Golpe de Estado
Así es. Hace muy pocos días, Chávez logró que la asamblea legislativa le cediera el privilegio de gobernar por decreto, rompiendo el régimen republicano y modificando el marco legal mínimo que aún sobrevivía en Venezuela, que hoy languidece polarizada y en la mira del más voraz saqueador que jamás ha tenido en el poder. Chávez aprovechó el momento para negociar nuevas áreas de exploración petrolera con China —como lo hizo con la orimulsión hace unos años atrás— y no extrañaría que a la brevedad agregue algo con Irán, con quien tiene una relación política y comercial que llama poderosamente la atención.
El argumento de gobernar por decreto para acelerar el paso de la revolución es falaz. Chávez, una vez más, ante el cómplice silencio de la comunidad internacional, se está apropiando indebidamente del poder total en su país para establecer decisiones que, dentro de un proceso normal, jamás podría poner en marcha. Silenciar a la prensa independiente, acorralar a sus críticos y adversarios ideológicos, pero además, ejecutar un perverso plan de megaconcentración del poder, no tiene, ni por asomo, el mínimo respeto a la ley.
Un Estado democrático separa los poderes para que estos se vigilen y regulen al operar interactivamente. El Ejecutivo tiene responsabilidades que son reguladas por el Legislativo y ambos son fiscalizados por el Poder Judicial; sin ese balance la anarquía y el abuso están a distancia mínima, con consecuencias que serán devastadoras.

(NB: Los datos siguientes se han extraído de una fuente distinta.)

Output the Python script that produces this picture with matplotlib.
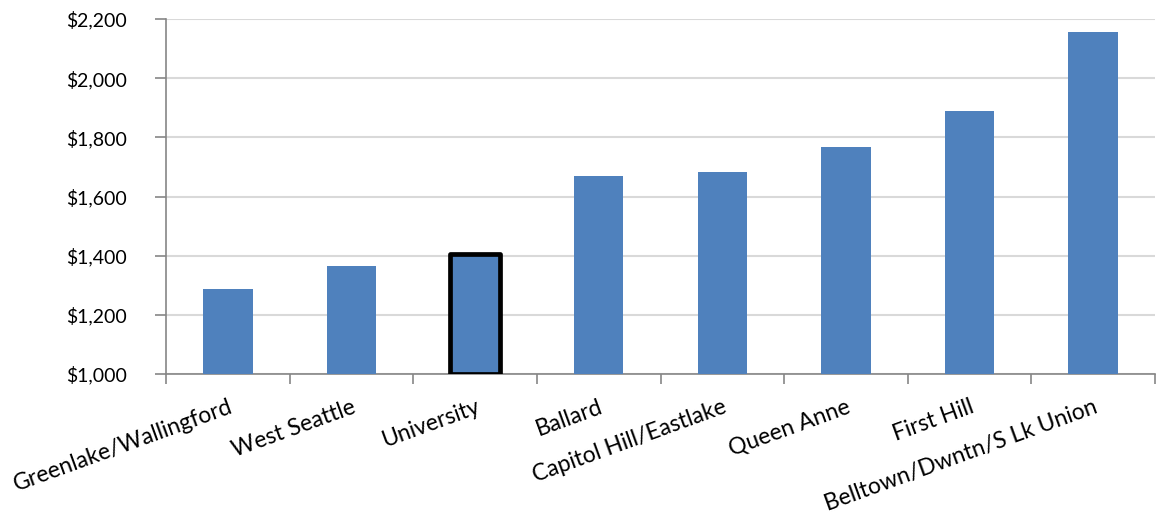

Es claro lo que le espera a esta nación de 27 millones de habitantes, al perder su precario equilibrio social, pues si Chávez legisla, autoriza, dispone de la riqueza nacional y se las arregla para manejar todo lo que le pueda fiscalizar, ¿quién pierde al final? El derrotado único es el pueblo, que si en algún momento creyó en la revolución porque esta le haría justicia, ahora debe pagar el peso de haberse entregado a un megalómano cuyo fin último es el enriquecimiento. La ideología y el compromiso del revolucionario sucumbieron ante el influjo de la riqueza oculta detrás de los contratos que pueda celebrar con sus socios iraníes o norcoreanos o bielorusos. Ya no es una lucha del adalid latinoamericano contra la injusticia o el imperialismo pitiyanqui —como Chávez suele decir—, sino es, a las claras, un ejercicio de asaltar el poder sin miramiento ni valladar alguno.
Venezuela enfrenta ahora una amenaza incomparable con las demás, pero sin duda superable, pues ni Chávez será eterno en el poder, por mucho que compre el favor político y electores, sino porque los abusos no los soportarán ni siquiera los que él considera beneficiados por su teatro político.
Lo que siempre se dijo ha quedado claro: Chávez es, simple y llanamente, un ladrón escondido detrás de la máscara de un revolucionario.